**What needs to be done**: Reproduce the listing below from the line with "Give me the matplotlib source for this chart." to the line with "plt.rcParams['hatch.linewidth'] = 0.6", both lines included, character for character, minus any pictures.

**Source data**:

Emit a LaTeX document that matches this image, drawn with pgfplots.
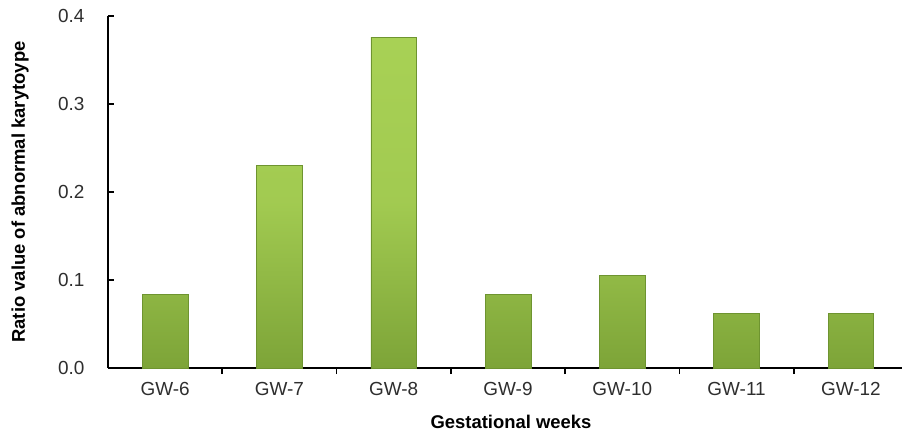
\documentclass[border=0pt]{standalone}
\usepackage{pgfplots}
\pgfplotsset{compat=1.18}
\usepackage{fontspec}
\setmainfont{Liberation Sans}
\definecolor{gtop}{HTML}{A8D155}
\definecolor{gbot}{HTML}{7DA438}
\definecolor{gedge}{HTML}{6E9430}
\definecolor{ticktxt}{HTML}{2E2E2E}
\begin{document}
\begin{tikzpicture}
\begin{axis}[
  scale only axis,
  width=800bp, height=352bp,
  xmin=-0.5, xmax=6.5, ymin=0, ymax=0.4,
  axis x line*=bottom, axis y line*=left,
  axis line style={black, line width=2bp},
  xtick={0,1,2,3,4,5,6},
  xticklabels={GW-6,GW-7,GW-8,GW-9,GW-10,GW-11,GW-12},
  major x tick style={draw=none},
  minor xtick={0.5,1.5,2.5,3.5,4.5,5.5},
  minor x tick style={black, line width=1.6bp},
  minor tick length=6bp,
  ytick={0,0.1,0.2,0.3,0.4},
  major y tick style={black, line width=1.6bp},
  major tick length=6bp,
  tick align=inside,
  /pgf/number format/fixed,
  /pgf/number format/fixed zerofill,
  /pgf/number format/precision=1,
  /pgf/number format/assume math mode=true,
  ticklabel style={font=\fontsize{19}{22}\selectfont, text=ticktxt},
  xticklabel style={yshift=-5bp},
  yticklabel style={xshift=-20bp},
  every axis y label/.style={at={(axis description cs:-0.11,0.5)}, rotate=90, anchor=center},
  every axis x label/.style={at={(axis description cs:0.5,0)}, anchor=center, yshift=-54bp, xshift=3bp},
  label style={font=\bfseries\fontsize{18.5}{21}\selectfont},
  ylabel={Ratio value of abnormal karytoype},
  xlabel={Gestational weeks},
  ybar, bar width=0.4,
]
\addplot[draw=gedge, line width=0.5bp, top color=gtop, bottom color=gbot, middle color=gtop!85!gbot] coordinates {
(0,0.084) (1,0.230) (2,0.376) (3,0.084) (4,0.105) (5,0.062) (6,0.062)};
\end{axis}
\pgfresetboundingbox
\path[use as bounding box] ([xshift=-108bp,yshift=-65bp]current axis.south west) rectangle ([xshift=794bp,yshift=368bp]current axis.south west);
\end{tikzpicture}
\end{document}
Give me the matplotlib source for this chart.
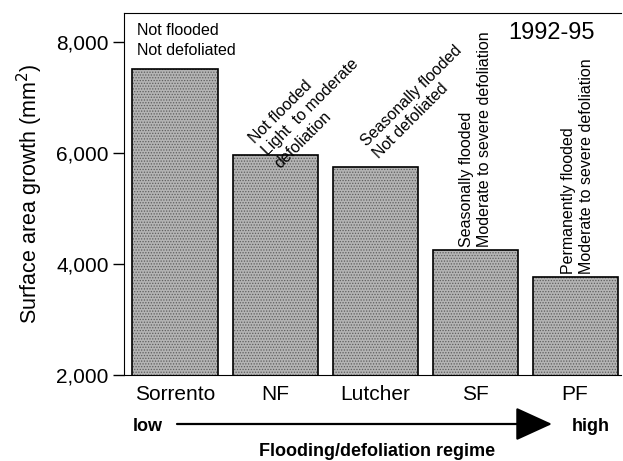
import matplotlib.pyplot as plt
from matplotlib.patches import FancyArrowPatch

plt.rcParams['font.family'] = ['Liberation Sans', 'DejaVu Sans']
plt.rcParams['hatch.linewidth'] = 0.6

sites = ["Sorrento", "NF", "Lutcher", "SF", "PF"]
growth = [7510, 5960, 5750, 4250, 3760]
regime_notes = [
    "Not flooded\nNot defoliated",
    "Not flooded\nLight  to moderate\ndefoliation",
    "Seasonally flooded\nNot defoliated",
    "Seasonally flooded\nModerate to severe defoliation",
    "Permanently flooded\nModerate to severe defoliation",
]


def draw_chart():
    fig = plt.figure(figsize=(6.23, 4.61), dpi=100)
    ax = fig.add_axes([0.199, 0.186, 0.798, 0.786])
    x = range(len(sites))

    # stippled fill, then a plain black outline on top
    ax.bar(x, growth, width=0.85, bottom=0, color='#b4b4b4', edgecolor='#5e5e5e',
           hatch='......', linewidth=0)
    ax.bar(x, growth, width=0.85, bottom=0, fill=False, edgecolor='black', linewidth=1.2)

    ax.set_ylim(2000, 8520)
    ax.set_xlim(-0.51, 4.46)
    ax.set_yticks([2000, 4000, 6000, 8000])
    ax.set_yticklabels(["2,000", "4,000", "6,000", "8,000"], fontsize=15)
    ax.set_xticks(list(x))
    ax.set_xticklabels(sites, fontsize=15)
    ax.tick_params(axis='x', length=0, pad=7)
    ax.tick_params(axis='y', direction='out', length=8, width=1, pad=3)
    ax.spines['right'].set_visible(False)
    ax.set_ylabel("Surface area growth (mm$^2$)", fontsize=15.5, labelpad=8)

    # notes above the bars
    ax.text(-0.38, 8020, regime_notes[0], fontsize=11.5, ha='left', va='center', linespacing=1.45)
    ax.text(1.07, 5680, regime_notes[1], fontsize=11.5, rotation=45, rotation_mode='anchor',
            ha='left', va='bottom', linespacing=1.2)
    ax.text(2.06, 5850, regime_notes[2], fontsize=11.5, rotation=45, rotation_mode='anchor',
            ha='left', va='bottom', linespacing=1.2)
    ax.text(3.0, 4310, regime_notes[3], fontsize=11.5, rotation=90, ha='center', va='bottom',
            multialignment='left', linespacing=1.25)
    ax.text(4.02, 3830, regime_notes[4], fontsize=11.5, rotation=90, ha='center', va='bottom',
            multialignment='left', linespacing=1.25)
    ax.text(4.2, 8150, "1992-95", fontsize=17, ha='right', va='center')

    # low -> high arrow under the axis
    y_arrow = 1 - 424 / 461
    fig.patches.append(FancyArrowPatch(
        (177 / 623, y_arrow), (552 / 623, y_arrow), transform=fig.transFigure,
        arrowstyle='-|>,head_length=2.3,head_width=1.05', mutation_scale=10,
        linewidth=1.6, color='black', shrinkA=0, shrinkB=0))
    fig.text(133 / 623, 1 - 426 / 461, "low", fontsize=13, fontweight='bold', ha='left', va='center')
    fig.text(610 / 623, 1 - 426 / 461, "high", fontsize=13, fontweight='bold', ha='right', va='center')
    fig.text(377 / 623, 1 - 451 / 461, "Flooding/defoliation regime", fontsize=13,
             fontweight='bold', ha='center', va='center')

    fig.savefig("out.png", dpi=100)
    plt.close(fig)


draw_chart()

**Answer to the exercise**:
Give me the matplotlib source for this chart.
import matplotlib.pyplot as plt
from matplotlib.patches import FancyArrowPatch

plt.rcParams['font.family'] = ['Liberation Sans', 'DejaVu Sans']
plt.rcParams['hatch.linewidth'] = 0.6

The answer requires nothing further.